Friday, July 17, 2009


At certain points in history, a technology occurs that recreates its society. Pottery was like that – though we know it only from its effect. We have no historical sources for the change, for there was no writing – but we can see, from archeological evidence, the change that occurred in the centuries that followed.

For a great period of time, for thousands and thousands of years, very little changed in human culture. Small shifts in existing technology improved upon techniques or existing tools. Pottery differed from these it that it was the transformation of a material, not merely the reshaping of it. We conjecture that peoples living in deltas where no trees or stones could provide shelter hit upon the idea of using dried clay – and that it was recognized that this clay, baked in the sun, could become as hard as stone. Better than stone, it could be shaped into a variety of shapes from which could be built more complicated structures. Dolls and totems had been made for thousands of years, but bricks were fairly new.

The inclusion of the potter’s wheel, along with a kiln made from bricks, fired the development of pottery pots, jars, oil lamps and hundreds of other implements. Development of the potter’s wheel would lead to the invention of the cog. The kiln would prove the gateway towards smelting metals. Bricks and grain storage in pottery vessels would allow the rise of villages and eventually cities. Closed pots would enable the fermentation of spirits. Since clay was soft, and could be marked upon and then later fired for permanency, marks were made on the soft clay that would become writing. Vessels for carrying goods over long distances would expand trade, particularly overseas, where far off cultures could taste foods that formerly would have soured or rotted. This created a taste of luxuries, which encouraged adventurism and – naturally – a desire to conquer lands beyond one’s immediate sphere.

Rarely is pottery considered in any D&D campaign. It is cheap and hardly considered a treasure. However, bottles for oil and for holy water would always be fashioned from pottery rather than glass – it is more durable for long journeys. Gourds are an alternative – but hardly distributed world-wide and hardly having the same benefit of breaking when desired. Hurled flasks of oil are de rigueur in any campaign.

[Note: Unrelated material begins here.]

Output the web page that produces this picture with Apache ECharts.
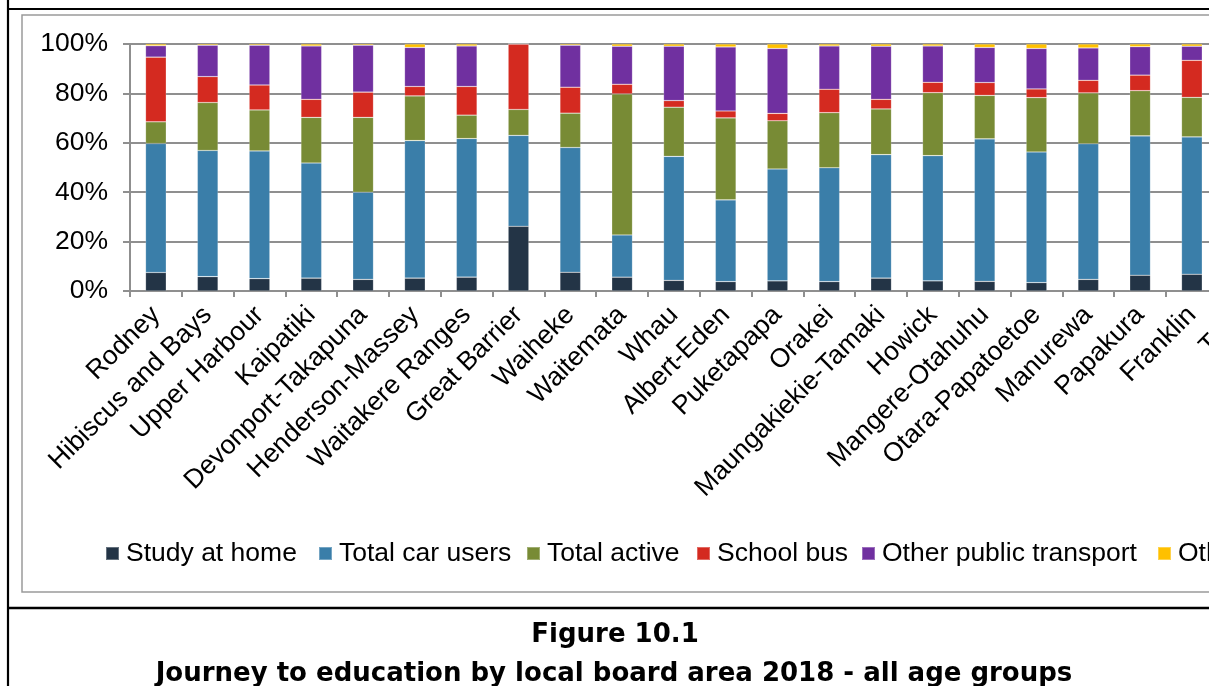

Is there no other application to the game to be considered? Well first off, if you’re looking at the city map you’ve just finished and which you considered on a parallel with Lankhmar, have a look to see if you’ve included a street of potters – which ought to be there. If your culture is based upon the mid-east, the mediterranean or anywhere subtropical, pottery will be the central possession in most homes,far more common than wood – for plates, cups, pots and so on.

All of that is just window dressing, however. In wider terms, what pottery might elves or dwarves create? What of truly advanced races, such as faerie folk or naga? What properties might their pottery possess? Might it be unbreakable? Might it stretch?

Consider the subterranean culture I made reference to a few posts ago. If you are wondering what central purpose a clan of orcs might serve by existing at the forefront of a cave complex which continues for miles underground, consider that they are operating a kiln. Having access to clay at the bottom of various chambers, and wood gathered from the surface, plus proximity to the surface for venting, our orc clan busily makes pots and other containers for the deeper dwelling ogres and ogre magi, or even the drow or mind flayers living ten or twelve layers below. Imagine the strange looks on your party as they discover the orcs have been making a single piece of art pottery (faience), eight feet in diameter, which is meant to serve as a chamber pot for the titan that resides deep in the mountain. The titan who will not appreciate it if his commissioned piece is in any way damaged.

Could the orcs, after having been decimated, be able to explain that the party really must undertake to finish the task, or else suffer the consequences?

I digress.

Two other points I wished to make. For anyone who has seen it, the making of pottery, particularly that with walls so thin as to become translucent upon being fired, is a quasi-realistic thing. In a D&D world, the understanding that the world could be altered by hand and mind would be the beginning of technological magic – not the clumsy god-calling that would become clericalism, or druidism, but refashioning the elements themselves. A significant portion of the mage spells in the Player’s Handbook are identified as “alterations” ... these spells would all begin to be researched in and around 5,000 years ago, in prehistory. There is, therefore, a reasonable expectation that many primitive tribes dwelling deep in the heart of dungeons, jungles or deserts may have developed magic along those lines.

Too, the manufacture of totemic pottery items would have been the incorporation of magic – the first magic items, by definition. Where the gentle reader may see the Venus of Dolni Vestonice, I see a relic of untold power, created at a time when the world was new and by hands that knew no rules about what was possible. What might this magic artifact allow – what might it accomplish? Can the tremulous hands of a modern-born character master it?

1 comment:

ssfsx17 said...

When I see that statuette, I see what ancient people thought a hot woman looked like. People never change.